== Collected material ==
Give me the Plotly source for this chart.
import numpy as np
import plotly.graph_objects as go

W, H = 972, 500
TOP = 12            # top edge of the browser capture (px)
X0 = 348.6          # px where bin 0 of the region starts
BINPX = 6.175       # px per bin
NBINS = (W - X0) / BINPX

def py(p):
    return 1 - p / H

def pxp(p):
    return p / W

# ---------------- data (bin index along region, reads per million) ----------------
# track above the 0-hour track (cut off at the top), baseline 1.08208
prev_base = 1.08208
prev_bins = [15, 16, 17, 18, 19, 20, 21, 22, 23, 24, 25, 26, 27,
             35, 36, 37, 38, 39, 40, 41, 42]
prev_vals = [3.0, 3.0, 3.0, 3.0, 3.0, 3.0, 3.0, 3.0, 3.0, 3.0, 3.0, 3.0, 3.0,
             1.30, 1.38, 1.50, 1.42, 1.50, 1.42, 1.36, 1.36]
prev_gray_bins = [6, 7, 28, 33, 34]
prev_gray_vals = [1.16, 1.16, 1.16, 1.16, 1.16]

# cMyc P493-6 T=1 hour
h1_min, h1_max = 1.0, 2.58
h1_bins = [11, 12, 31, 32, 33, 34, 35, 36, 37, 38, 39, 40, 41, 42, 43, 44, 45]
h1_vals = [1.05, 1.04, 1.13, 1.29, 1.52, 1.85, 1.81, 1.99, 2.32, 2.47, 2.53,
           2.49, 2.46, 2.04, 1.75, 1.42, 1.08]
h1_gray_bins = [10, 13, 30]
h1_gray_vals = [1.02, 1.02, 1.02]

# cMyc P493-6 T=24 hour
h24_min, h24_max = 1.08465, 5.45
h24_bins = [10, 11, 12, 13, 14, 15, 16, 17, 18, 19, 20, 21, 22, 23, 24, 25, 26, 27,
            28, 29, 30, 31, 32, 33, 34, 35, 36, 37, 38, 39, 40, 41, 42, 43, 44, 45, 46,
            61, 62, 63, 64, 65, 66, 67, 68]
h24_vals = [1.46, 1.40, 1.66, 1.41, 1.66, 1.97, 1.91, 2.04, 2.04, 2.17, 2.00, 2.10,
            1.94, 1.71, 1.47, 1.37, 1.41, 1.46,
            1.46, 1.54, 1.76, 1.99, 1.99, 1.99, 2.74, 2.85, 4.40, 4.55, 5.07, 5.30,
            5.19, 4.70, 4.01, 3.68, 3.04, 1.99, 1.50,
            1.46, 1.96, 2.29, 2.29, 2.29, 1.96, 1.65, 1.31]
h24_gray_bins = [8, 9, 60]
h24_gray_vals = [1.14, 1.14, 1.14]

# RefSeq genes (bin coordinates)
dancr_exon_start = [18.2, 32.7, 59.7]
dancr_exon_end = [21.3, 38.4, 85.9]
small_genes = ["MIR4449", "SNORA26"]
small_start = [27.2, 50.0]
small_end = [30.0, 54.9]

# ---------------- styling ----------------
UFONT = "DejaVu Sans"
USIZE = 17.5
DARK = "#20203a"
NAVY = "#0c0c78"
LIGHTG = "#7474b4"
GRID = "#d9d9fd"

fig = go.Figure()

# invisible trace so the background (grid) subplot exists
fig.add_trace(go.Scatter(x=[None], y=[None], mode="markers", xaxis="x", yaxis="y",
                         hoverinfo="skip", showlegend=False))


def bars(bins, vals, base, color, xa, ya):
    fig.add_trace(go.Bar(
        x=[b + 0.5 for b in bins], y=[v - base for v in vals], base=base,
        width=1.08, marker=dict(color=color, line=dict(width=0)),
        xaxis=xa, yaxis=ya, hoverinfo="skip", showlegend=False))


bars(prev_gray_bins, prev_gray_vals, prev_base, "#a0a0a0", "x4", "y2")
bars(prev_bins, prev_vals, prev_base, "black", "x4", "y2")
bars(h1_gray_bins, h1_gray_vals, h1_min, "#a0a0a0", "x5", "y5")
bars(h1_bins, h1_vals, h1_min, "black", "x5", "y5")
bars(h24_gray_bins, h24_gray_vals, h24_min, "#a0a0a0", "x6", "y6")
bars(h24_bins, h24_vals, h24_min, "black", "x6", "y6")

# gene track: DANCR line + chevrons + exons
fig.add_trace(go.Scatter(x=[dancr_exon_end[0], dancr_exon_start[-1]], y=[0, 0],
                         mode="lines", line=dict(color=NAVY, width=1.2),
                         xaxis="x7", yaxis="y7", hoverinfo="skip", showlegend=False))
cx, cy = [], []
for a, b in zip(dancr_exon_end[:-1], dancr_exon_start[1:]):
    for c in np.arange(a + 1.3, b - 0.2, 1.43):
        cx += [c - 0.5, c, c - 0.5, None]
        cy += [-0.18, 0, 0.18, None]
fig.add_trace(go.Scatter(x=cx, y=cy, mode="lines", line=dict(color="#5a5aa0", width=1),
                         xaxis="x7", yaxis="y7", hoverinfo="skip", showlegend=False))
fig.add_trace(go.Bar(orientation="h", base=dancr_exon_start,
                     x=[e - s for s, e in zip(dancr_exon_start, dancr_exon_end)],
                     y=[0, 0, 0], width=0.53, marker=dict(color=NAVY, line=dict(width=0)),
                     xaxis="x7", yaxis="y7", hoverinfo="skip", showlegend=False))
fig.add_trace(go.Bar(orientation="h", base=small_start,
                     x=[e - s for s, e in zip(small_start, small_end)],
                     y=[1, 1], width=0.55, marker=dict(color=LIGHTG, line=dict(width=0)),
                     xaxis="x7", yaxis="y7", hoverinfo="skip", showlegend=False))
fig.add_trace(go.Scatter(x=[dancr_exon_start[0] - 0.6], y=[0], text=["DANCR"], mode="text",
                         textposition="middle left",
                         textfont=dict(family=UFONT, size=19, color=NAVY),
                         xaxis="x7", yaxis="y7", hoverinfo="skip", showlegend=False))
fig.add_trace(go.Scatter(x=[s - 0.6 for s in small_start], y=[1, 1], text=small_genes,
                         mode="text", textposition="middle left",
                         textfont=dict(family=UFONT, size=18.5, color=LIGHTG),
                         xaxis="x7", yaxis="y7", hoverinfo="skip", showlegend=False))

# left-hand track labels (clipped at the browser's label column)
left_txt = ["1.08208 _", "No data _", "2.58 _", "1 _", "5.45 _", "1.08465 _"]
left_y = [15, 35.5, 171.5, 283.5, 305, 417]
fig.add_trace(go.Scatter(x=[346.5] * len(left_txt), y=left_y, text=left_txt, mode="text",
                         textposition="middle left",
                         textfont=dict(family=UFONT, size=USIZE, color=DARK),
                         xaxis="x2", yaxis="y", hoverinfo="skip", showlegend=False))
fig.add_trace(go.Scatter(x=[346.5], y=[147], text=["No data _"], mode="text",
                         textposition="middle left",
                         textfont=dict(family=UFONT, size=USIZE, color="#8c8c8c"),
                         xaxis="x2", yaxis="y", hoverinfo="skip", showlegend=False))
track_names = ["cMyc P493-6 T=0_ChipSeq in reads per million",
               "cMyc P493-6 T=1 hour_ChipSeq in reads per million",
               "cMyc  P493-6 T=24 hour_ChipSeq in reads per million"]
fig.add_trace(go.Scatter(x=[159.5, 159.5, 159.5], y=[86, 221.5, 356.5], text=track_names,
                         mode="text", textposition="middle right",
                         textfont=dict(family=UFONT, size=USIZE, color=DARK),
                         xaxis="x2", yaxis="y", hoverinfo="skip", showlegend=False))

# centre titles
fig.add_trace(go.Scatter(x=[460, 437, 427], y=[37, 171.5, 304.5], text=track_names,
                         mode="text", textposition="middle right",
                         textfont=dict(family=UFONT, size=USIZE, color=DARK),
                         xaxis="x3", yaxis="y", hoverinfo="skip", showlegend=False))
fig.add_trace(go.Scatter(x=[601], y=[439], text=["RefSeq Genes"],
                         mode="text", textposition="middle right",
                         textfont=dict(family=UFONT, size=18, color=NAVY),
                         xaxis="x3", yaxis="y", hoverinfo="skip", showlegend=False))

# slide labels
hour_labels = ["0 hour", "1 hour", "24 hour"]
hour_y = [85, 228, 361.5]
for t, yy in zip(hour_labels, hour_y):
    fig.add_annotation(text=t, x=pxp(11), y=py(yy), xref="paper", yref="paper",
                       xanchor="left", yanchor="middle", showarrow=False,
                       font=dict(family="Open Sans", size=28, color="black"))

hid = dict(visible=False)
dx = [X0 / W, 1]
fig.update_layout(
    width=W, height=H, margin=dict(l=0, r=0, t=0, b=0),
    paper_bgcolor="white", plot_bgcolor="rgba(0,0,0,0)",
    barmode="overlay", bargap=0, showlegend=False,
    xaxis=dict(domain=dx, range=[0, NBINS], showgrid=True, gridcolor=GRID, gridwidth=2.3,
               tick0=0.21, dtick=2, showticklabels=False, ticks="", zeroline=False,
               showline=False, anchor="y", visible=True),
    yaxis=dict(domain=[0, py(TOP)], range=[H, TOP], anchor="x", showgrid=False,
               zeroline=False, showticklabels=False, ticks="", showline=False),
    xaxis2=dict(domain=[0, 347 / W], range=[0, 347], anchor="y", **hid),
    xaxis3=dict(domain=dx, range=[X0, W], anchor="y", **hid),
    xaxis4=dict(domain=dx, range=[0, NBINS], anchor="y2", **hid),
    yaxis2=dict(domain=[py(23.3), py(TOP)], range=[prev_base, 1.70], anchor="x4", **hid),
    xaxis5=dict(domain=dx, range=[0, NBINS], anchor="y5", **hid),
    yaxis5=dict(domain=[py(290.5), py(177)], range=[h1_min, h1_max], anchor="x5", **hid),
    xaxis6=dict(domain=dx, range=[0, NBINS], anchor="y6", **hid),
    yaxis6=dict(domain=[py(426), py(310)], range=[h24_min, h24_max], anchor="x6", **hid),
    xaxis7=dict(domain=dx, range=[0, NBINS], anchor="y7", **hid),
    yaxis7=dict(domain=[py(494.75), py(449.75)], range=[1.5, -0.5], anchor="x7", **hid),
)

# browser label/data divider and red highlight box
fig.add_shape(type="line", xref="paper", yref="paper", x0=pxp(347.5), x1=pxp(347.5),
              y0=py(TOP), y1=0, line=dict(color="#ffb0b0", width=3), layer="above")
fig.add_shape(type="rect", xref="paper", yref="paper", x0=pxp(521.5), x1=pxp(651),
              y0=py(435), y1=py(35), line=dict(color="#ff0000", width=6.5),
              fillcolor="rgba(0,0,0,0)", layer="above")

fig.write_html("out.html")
===
▶ [Stated task] Return only the lines from the beginning of the material up to and including the line with "return p / W", exactly as written.

▶ [Solved exercise]
Give me the Plotly source for this chart.
import numpy as np
import plotly.graph_objects as go

W, H = 972, 500
TOP = 12            # top edge of the browser capture (px)
X0 = 348.6          # px where bin 0 of the region starts
BINPX = 6.175       # px per bin
NBINS = (W - X0) / BINPX

def py(p):
    return 1 - p / H

def pxp(p):
    return p / W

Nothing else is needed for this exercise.